• **AIM OF THE EXERCISE**
The line containing "positions = list(range(len(scores)))" marks the end: extract everything from the first line of the data through that line, exactly, with no pictures.

** Begin DATA EXCERPT **

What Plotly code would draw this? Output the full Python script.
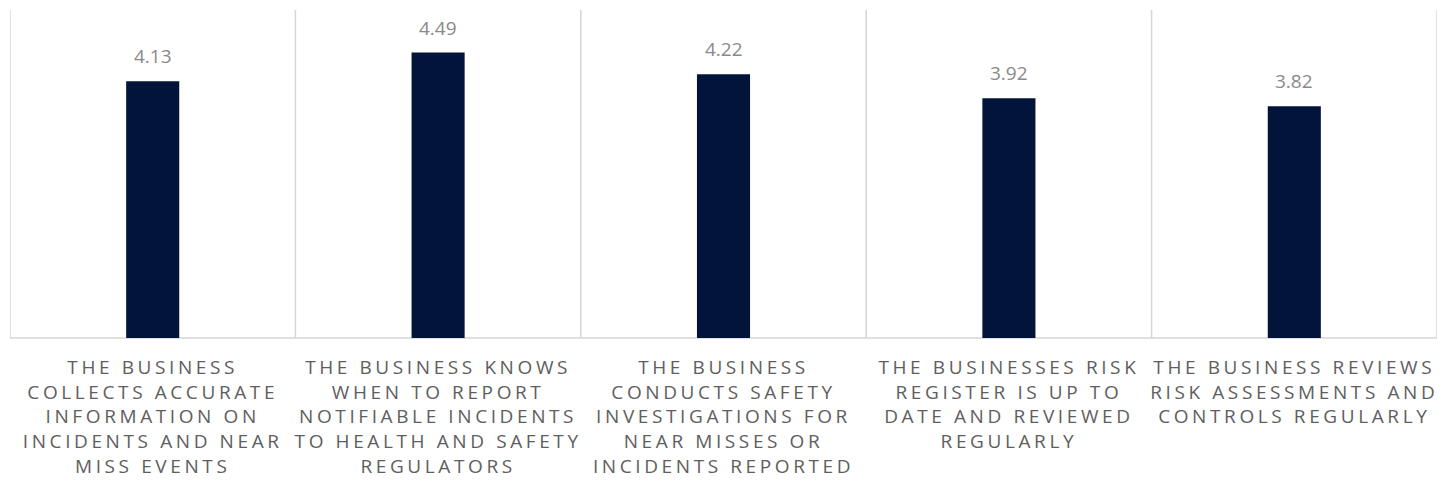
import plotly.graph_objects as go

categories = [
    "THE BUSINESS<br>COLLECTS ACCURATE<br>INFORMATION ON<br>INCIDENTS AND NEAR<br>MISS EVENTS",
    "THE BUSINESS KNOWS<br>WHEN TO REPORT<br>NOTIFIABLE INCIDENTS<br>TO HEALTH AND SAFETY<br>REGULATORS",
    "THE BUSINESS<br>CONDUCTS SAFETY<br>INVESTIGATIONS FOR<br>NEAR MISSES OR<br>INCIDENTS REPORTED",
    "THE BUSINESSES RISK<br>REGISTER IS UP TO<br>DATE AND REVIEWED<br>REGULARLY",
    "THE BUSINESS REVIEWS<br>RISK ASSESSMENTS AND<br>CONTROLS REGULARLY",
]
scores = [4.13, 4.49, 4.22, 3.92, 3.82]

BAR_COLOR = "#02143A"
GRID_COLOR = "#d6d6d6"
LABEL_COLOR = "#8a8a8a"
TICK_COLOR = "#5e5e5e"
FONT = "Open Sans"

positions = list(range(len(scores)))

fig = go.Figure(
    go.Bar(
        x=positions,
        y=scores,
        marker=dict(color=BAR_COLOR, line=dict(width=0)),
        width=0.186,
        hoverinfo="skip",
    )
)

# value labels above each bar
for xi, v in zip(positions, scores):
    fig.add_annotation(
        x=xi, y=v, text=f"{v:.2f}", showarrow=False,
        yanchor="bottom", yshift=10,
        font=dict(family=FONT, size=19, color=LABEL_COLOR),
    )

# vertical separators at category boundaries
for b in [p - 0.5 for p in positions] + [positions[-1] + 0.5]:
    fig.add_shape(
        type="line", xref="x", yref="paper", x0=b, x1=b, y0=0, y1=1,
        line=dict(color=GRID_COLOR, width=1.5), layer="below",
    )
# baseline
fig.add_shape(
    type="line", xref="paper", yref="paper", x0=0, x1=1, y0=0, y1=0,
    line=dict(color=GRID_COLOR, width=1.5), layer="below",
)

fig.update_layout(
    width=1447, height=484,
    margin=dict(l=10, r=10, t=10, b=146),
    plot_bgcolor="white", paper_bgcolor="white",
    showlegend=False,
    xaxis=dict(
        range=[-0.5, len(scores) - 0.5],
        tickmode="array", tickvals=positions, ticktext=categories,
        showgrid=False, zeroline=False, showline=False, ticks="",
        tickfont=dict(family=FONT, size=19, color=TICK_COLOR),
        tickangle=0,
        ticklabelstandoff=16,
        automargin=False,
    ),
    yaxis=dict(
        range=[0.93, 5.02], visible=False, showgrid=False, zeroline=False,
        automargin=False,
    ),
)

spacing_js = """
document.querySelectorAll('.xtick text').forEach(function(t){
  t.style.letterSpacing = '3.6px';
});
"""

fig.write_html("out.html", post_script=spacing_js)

** End DATA EXCERPT **

• **OUTPUT OF THE EXERCISE**
What Plotly code would draw this? Output the full Python script.
import plotly.graph_objects as go

categories = [
    "THE BUSINESS<br>COLLECTS ACCURATE<br>INFORMATION ON<br>INCIDENTS AND NEAR<br>MISS EVENTS",
    "THE BUSINESS KNOWS<br>WHEN TO REPORT<br>NOTIFIABLE INCIDENTS<br>TO HEALTH AND SAFETY<br>REGULATORS",
    "THE BUSINESS<br>CONDUCTS SAFETY<br>INVESTIGATIONS FOR<br>NEAR MISSES OR<br>INCIDENTS REPORTED",
    "THE BUSINESSES RISK<br>REGISTER IS UP TO<br>DATE AND REVIEWED<br>REGULARLY",
    "THE BUSINESS REVIEWS<br>RISK ASSESSMENTS AND<br>CONTROLS REGULARLY",
]
scores = [4.13, 4.49, 4.22, 3.92, 3.82]

BAR_COLOR = "#02143A"
GRID_COLOR = "#d6d6d6"
LABEL_COLOR = "#8a8a8a"
TICK_COLOR = "#5e5e5e"
FONT = "Open Sans"

positions = list(range(len(scores)))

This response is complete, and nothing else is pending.